Even more interesting would be writing a simple proof that such an algorithm is true, again without listing all the possible configurations for each problem.
For example, how many rectangles can be made from 4456 squares?
I would not want to go one by one on this, and it almost certainly is amenable to a reasonable algorithmic solution without the aid of software.
Please let me know if you have an answer.
Thank you.
Bye.
I would have to guess the simplest scenario, that all the squares are exactly alike. I think if you are allowed to use squares of any size, not all alike, the number of solutions is potentially infinite.

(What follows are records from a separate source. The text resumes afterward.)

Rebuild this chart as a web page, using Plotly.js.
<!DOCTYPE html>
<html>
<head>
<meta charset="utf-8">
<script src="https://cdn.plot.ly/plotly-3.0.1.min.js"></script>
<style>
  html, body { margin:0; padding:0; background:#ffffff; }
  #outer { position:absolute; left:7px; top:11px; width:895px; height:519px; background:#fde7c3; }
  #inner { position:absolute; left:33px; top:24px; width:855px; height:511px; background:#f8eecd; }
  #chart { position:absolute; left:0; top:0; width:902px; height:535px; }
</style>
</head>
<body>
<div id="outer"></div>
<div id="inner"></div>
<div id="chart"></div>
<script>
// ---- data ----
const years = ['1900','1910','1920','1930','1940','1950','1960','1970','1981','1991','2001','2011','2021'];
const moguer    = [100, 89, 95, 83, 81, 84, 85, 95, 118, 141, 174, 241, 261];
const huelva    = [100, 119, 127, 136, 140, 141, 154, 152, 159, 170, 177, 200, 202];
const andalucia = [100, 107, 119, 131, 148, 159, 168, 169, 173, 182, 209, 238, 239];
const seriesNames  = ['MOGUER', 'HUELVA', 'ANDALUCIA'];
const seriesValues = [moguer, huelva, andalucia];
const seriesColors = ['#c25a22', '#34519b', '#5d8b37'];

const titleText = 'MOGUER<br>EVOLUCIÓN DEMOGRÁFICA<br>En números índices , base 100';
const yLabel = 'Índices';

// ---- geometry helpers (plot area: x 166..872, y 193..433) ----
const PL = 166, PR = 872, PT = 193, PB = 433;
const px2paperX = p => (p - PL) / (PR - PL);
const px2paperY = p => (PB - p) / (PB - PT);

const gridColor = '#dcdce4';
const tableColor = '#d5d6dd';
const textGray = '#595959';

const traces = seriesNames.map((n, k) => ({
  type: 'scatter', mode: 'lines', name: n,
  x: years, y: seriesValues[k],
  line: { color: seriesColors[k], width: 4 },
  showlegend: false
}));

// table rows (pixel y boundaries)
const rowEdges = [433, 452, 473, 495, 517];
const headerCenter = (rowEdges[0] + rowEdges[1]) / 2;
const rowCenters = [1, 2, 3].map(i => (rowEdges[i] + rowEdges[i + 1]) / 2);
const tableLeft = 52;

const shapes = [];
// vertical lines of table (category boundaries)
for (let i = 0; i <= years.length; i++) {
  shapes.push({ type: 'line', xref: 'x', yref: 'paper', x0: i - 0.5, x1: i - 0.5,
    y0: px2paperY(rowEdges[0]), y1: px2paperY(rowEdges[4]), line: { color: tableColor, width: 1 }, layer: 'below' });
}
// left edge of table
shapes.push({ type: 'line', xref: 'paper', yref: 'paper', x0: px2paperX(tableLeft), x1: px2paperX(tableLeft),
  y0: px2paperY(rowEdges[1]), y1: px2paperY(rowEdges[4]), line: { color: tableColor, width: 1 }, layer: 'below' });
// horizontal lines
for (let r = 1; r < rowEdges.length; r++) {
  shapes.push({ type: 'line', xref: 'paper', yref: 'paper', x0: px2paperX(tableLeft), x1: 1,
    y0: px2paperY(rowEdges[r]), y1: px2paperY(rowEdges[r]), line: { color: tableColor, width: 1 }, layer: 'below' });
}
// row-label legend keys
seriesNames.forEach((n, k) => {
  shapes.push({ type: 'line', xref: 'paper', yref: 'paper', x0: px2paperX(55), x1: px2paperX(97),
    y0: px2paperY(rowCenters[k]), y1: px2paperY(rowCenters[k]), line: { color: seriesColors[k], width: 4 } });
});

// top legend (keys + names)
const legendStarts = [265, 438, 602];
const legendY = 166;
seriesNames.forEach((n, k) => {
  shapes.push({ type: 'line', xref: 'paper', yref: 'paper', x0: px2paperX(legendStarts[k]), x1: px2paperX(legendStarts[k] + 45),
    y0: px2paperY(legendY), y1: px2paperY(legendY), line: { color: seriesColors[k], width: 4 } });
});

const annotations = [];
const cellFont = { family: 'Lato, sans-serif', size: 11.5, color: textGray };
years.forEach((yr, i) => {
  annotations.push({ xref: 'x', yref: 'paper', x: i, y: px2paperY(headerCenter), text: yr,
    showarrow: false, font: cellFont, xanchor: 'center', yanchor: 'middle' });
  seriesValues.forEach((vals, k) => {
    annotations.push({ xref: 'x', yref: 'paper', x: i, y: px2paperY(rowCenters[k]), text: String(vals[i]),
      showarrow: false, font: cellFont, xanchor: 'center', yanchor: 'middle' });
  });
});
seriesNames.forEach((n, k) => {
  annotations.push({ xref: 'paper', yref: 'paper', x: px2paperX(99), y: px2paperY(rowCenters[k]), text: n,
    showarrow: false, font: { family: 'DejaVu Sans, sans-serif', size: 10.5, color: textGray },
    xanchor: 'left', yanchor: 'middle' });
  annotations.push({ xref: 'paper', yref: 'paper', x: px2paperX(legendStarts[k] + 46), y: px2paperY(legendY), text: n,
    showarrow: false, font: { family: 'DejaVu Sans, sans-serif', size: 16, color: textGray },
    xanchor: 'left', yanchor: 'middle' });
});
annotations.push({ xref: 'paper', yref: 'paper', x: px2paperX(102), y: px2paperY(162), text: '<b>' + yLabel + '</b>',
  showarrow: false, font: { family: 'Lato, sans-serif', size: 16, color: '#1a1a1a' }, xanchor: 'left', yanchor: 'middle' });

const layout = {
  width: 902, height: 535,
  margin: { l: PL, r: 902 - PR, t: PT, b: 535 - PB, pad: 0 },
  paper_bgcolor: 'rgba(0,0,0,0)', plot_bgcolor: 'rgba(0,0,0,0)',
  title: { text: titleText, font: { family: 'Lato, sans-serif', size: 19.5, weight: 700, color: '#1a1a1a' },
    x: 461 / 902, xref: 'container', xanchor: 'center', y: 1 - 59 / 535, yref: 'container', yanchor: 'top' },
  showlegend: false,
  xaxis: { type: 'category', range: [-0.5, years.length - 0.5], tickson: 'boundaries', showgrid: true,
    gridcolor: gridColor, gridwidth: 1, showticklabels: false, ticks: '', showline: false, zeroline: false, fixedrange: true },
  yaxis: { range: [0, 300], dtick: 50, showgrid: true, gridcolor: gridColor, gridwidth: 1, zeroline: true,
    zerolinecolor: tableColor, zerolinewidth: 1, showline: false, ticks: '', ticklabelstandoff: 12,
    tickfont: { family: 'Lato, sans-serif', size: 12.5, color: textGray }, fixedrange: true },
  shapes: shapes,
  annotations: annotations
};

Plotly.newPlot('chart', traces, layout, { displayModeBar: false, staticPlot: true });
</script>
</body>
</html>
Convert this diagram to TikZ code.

For example, suppose you have one large square and eleven small squares that fit together in a line exTactly as long as a side of the large square.
The possiblities are infinite and largely a waste of time.
2 x 6 = 6 x 2, so with squares that are all alike both of these arrangements are counted as the same thing, i.e., it is impossible to distinguish order under the given constraints.
It is now time to take my daughter down the street to dance class.
Bye for now.
Hello, hjohnson7968!
Using 12 squares, make as many different rectangles as possible. What is the answer?
What if you use 15 squares, 11 squares, 24 squares, 9 squares, 7 squares?
The question is: how many divisors does 12 have?
12 is divisible by 1, 2, 3, 4, 6, and 12.
Assuming a $\displaystyle 2 \times 6$ rectangle is distinct from a $\displaystyle 6 \times 2$, six rectangles are possible.
There is a formula for this situation.
To find the number of divisors of an integer $\displaystyle N$,
. . write its prime factorization: .$\displaystyle N \:=\:p_1^a\,p_2^b\,p_3^c\cdots$
The number of divisors is: .$\displaystyle d(N) \:=\:(a+1)(b+1)(c+1)\cdots$
(Add one to each exponent and multiply)